▽
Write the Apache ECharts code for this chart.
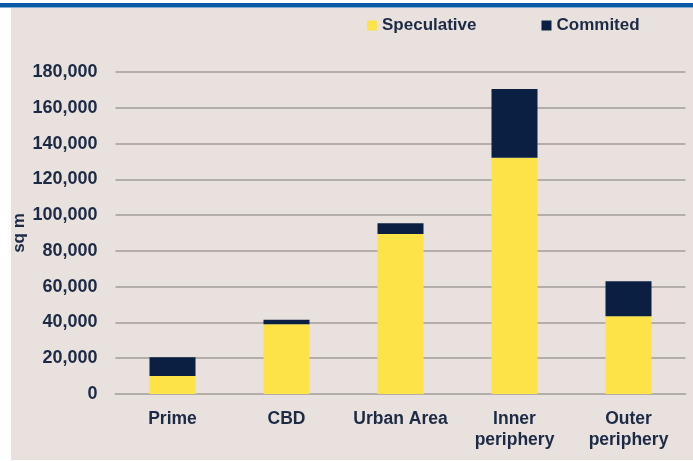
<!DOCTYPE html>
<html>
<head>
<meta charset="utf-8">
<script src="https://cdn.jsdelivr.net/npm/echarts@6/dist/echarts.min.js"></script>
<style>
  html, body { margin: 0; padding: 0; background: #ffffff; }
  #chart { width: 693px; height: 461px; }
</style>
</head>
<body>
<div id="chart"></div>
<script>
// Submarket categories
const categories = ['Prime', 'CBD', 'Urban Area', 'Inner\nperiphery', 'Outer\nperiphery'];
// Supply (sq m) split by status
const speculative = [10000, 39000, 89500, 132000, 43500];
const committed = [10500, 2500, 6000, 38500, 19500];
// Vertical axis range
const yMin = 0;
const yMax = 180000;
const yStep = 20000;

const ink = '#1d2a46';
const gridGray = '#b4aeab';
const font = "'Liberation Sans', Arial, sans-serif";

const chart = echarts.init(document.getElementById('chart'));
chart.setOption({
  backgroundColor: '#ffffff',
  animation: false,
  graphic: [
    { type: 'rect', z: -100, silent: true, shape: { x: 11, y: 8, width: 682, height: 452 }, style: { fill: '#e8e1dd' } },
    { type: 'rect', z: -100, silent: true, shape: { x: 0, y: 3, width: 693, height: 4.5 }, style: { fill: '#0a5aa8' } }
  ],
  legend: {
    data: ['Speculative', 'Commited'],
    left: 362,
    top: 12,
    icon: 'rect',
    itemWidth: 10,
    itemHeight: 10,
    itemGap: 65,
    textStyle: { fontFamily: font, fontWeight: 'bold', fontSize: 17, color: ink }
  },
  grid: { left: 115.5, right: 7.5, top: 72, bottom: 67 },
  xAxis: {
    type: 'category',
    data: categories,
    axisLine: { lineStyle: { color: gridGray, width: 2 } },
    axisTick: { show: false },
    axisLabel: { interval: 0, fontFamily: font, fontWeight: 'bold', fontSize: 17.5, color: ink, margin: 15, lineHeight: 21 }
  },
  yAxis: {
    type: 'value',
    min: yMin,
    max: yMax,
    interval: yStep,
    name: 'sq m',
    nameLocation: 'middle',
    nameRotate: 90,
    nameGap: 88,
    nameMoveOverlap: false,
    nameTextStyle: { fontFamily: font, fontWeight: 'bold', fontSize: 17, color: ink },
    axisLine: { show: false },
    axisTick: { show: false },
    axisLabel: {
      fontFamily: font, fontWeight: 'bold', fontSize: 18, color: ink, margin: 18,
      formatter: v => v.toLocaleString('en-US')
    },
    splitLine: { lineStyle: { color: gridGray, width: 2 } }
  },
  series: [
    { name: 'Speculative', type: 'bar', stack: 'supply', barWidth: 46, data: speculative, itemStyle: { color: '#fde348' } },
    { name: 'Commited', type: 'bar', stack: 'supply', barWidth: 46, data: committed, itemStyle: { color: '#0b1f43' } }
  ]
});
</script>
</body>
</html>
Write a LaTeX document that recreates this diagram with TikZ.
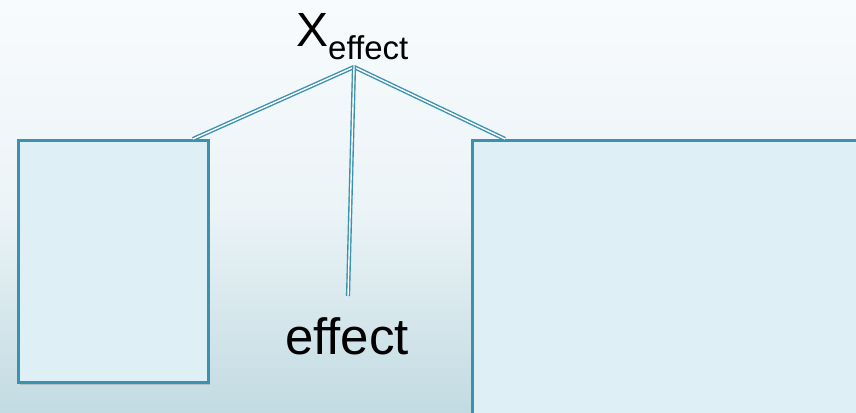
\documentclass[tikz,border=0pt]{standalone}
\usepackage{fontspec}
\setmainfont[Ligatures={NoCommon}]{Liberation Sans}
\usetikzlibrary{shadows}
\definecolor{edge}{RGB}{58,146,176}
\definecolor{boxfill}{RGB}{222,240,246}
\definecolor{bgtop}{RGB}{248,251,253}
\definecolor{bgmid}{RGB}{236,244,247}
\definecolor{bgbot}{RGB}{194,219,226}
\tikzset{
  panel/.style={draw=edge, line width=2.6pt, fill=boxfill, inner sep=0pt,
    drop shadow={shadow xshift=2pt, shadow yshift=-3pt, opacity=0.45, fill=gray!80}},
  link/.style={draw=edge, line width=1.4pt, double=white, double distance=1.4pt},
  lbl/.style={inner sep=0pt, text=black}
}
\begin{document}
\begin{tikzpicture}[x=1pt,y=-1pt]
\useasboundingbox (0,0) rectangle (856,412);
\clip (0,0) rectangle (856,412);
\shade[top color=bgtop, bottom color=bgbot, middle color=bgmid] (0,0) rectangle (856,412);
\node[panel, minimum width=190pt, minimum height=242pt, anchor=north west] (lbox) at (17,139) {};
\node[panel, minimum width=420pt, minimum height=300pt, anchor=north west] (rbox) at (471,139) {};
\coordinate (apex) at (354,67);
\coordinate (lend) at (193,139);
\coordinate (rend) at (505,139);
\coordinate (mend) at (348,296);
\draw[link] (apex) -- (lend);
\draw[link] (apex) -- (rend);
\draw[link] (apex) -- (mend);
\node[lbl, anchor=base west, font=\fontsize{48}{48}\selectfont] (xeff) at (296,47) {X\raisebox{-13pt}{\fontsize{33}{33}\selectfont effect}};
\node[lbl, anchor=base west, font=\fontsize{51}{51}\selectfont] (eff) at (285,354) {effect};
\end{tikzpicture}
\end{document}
△
Directive.
Copy every line that includes the string "Write" from the material above.

Task answer.
Write the Apache ECharts code for this chart.
Write a LaTeX document that recreates this diagram with TikZ.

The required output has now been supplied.